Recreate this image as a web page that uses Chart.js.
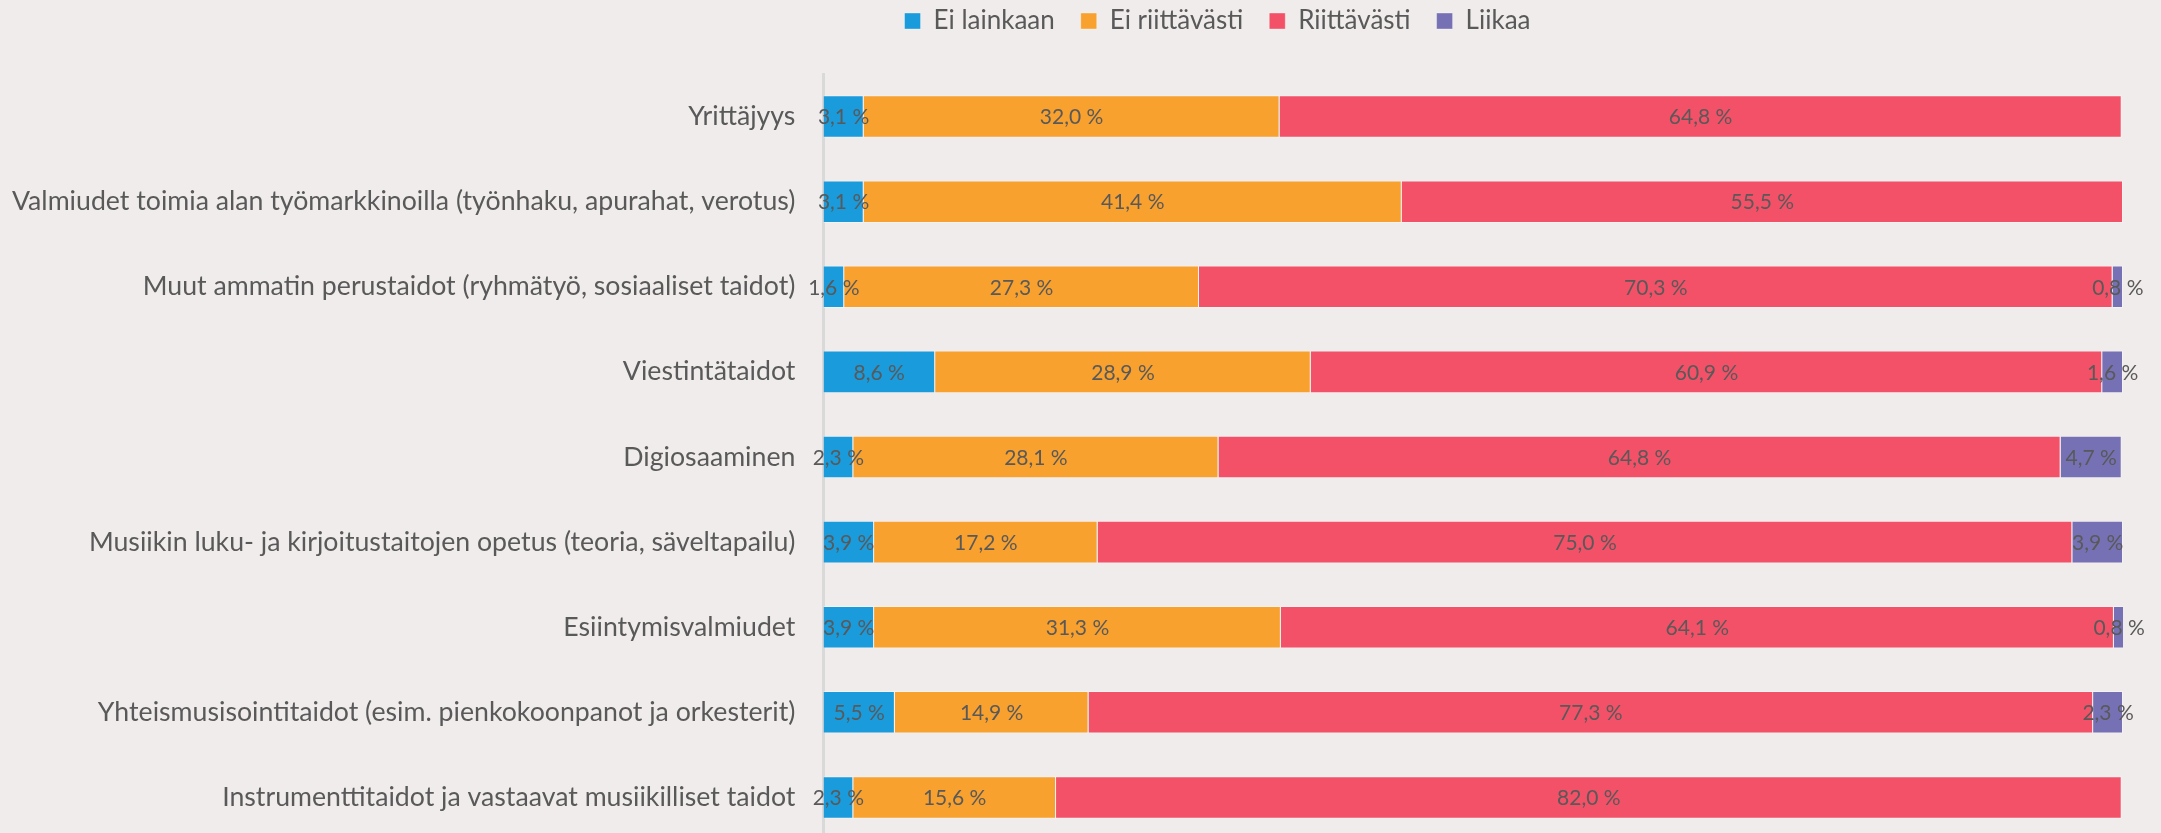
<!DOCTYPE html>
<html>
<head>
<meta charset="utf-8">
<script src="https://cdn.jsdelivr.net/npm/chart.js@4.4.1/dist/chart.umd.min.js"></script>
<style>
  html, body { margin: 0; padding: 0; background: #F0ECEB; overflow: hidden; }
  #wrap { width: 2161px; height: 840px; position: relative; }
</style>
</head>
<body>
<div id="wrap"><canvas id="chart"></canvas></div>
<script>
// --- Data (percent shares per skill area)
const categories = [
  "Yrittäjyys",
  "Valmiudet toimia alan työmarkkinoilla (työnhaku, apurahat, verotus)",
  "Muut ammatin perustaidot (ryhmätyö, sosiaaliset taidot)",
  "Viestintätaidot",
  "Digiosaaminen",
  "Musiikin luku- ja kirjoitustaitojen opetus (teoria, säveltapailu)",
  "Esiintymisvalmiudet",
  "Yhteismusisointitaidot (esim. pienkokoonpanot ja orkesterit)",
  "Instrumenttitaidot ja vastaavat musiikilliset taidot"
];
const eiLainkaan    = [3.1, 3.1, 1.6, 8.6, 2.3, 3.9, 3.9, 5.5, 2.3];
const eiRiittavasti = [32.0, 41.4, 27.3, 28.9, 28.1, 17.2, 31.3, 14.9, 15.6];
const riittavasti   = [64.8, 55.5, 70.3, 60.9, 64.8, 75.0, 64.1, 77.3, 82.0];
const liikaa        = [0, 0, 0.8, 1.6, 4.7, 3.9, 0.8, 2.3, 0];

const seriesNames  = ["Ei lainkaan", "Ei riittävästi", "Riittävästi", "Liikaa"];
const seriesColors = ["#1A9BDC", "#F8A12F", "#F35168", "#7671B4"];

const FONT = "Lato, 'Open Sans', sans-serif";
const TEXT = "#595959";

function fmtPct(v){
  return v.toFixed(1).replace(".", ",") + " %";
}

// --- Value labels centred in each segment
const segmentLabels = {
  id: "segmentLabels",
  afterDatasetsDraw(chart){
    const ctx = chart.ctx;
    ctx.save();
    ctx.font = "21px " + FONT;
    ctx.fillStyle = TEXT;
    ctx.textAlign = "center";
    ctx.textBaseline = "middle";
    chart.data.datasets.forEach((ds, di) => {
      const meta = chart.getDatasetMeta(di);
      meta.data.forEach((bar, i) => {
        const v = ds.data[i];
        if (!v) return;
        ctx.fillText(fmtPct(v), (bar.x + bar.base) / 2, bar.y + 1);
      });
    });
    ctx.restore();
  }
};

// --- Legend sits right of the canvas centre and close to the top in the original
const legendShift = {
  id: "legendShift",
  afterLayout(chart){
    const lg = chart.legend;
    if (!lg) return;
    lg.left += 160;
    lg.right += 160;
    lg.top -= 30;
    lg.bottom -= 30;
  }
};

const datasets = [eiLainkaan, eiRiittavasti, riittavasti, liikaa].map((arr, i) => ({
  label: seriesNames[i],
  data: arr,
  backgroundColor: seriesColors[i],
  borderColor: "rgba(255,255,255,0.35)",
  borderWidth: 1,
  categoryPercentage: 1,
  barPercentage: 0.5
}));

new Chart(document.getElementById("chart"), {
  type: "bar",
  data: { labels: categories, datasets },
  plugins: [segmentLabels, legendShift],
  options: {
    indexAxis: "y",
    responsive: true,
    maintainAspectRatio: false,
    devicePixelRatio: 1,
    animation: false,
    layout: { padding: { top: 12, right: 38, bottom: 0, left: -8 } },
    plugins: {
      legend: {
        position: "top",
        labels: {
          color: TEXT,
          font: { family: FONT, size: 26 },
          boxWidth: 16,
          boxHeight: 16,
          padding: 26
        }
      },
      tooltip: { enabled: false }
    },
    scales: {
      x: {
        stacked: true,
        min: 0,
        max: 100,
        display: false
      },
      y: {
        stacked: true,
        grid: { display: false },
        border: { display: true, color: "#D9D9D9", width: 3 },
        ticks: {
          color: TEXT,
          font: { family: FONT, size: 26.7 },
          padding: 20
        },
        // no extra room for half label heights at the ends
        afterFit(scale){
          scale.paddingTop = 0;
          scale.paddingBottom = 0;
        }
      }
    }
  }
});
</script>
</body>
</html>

________________________________________

* [WORK INSTRUCTIONS] Transcribe the listing in full. Omit the pictures and keep every line exact.

* [ANSWER TO THIS TASK]
Recreate this image as a web page that uses Chart.js.
<!DOCTYPE html>
<html>
<head>
<meta charset="utf-8">
<script src="https://cdn.jsdelivr.net/npm/chart.js@4.4.1/dist/chart.umd.min.js"></script>
<style>
  html, body { margin: 0; padding: 0; background: #F0ECEB; overflow: hidden; }
  #wrap { width: 2161px; height: 840px; position: relative; }
</style>
</head>
<body>
<div id="wrap"><canvas id="chart"></canvas></div>
<script>
// --- Data (percent shares per skill area)
const categories = [
  "Yrittäjyys",
  "Valmiudet toimia alan työmarkkinoilla (työnhaku, apurahat, verotus)",
  "Muut ammatin perustaidot (ryhmätyö, sosiaaliset taidot)",
  "Viestintätaidot",
  "Digiosaaminen",
  "Musiikin luku- ja kirjoitustaitojen opetus (teoria, säveltapailu)",
  "Esiintymisvalmiudet",
  "Yhteismusisointitaidot (esim. pienkokoonpanot ja orkesterit)",
  "Instrumenttitaidot ja vastaavat musiikilliset taidot"
];
const eiLainkaan    = [3.1, 3.1, 1.6, 8.6, 2.3, 3.9, 3.9, 5.5, 2.3];
const eiRiittavasti = [32.0, 41.4, 27.3, 28.9, 28.1, 17.2, 31.3, 14.9, 15.6];
const riittavasti   = [64.8, 55.5, 70.3, 60.9, 64.8, 75.0, 64.1, 77.3, 82.0];
const liikaa        = [0, 0, 0.8, 1.6, 4.7, 3.9, 0.8, 2.3, 0];

const seriesNames  = ["Ei lainkaan", "Ei riittävästi", "Riittävästi", "Liikaa"];
const seriesColors = ["#1A9BDC", "#F8A12F", "#F35168", "#7671B4"];

const FONT = "Lato, 'Open Sans', sans-serif";
const TEXT = "#595959";

function fmtPct(v){
  return v.toFixed(1).replace(".", ",") + " %";
}

// --- Value labels centred in each segment
const segmentLabels = {
  id: "segmentLabels",
  afterDatasetsDraw(chart){
    const ctx = chart.ctx;
    ctx.save();
    ctx.font = "21px " + FONT;
    ctx.fillStyle = TEXT;
    ctx.textAlign = "center";
    ctx.textBaseline = "middle";
    chart.data.datasets.forEach((ds, di) => {
      const meta = chart.getDatasetMeta(di);
      meta.data.forEach((bar, i) => {
        const v = ds.data[i];
        if (!v) return;
        ctx.fillText(fmtPct(v), (bar.x + bar.base) / 2, bar.y + 1);
      });
    });
    ctx.restore();
  }
};

// --- Legend sits right of the canvas centre and close to the top in the original
const legendShift = {
  id: "legendShift",
  afterLayout(chart){
    const lg = chart.legend;
    if (!lg) return;
    lg.left += 160;
    lg.right += 160;
    lg.top -= 30;
    lg.bottom -= 30;
  }
};

const datasets = [eiLainkaan, eiRiittavasti, riittavasti, liikaa].map((arr, i) => ({
  label: seriesNames[i],
  data: arr,
  backgroundColor: seriesColors[i],
  borderColor: "rgba(255,255,255,0.35)",
  borderWidth: 1,
  categoryPercentage: 1,
  barPercentage: 0.5
}));

new Chart(document.getElementById("chart"), {
  type: "bar",
  data: { labels: categories, datasets },
  plugins: [segmentLabels, legendShift],
  options: {
    indexAxis: "y",
    responsive: true,
    maintainAspectRatio: false,
    devicePixelRatio: 1,
    animation: false,
    layout: { padding: { top: 12, right: 38, bottom: 0, left: -8 } },
    plugins: {
      legend: {
        position: "top",
        labels: {
          color: TEXT,
          font: { family: FONT, size: 26 },
          boxWidth: 16,
          boxHeight: 16,
          padding: 26
        }
      },
      tooltip: { enabled: false }
    },
    scales: {
      x: {
        stacked: true,
        min: 0,
        max: 100,
        display: false
      },
      y: {
        stacked: true,
        grid: { display: false },
        border: { display: true, color: "#D9D9D9", width: 3 },
        ticks: {
          color: TEXT,
          font: { family: FONT, size: 26.7 },
          padding: 20
        },
        // no extra room for half label heights at the ends
        afterFit(scale){
          scale.paddingTop = 0;
          scale.paddingBottom = 0;
        }
      }
    }
  }
});
</script>
</body>
</html>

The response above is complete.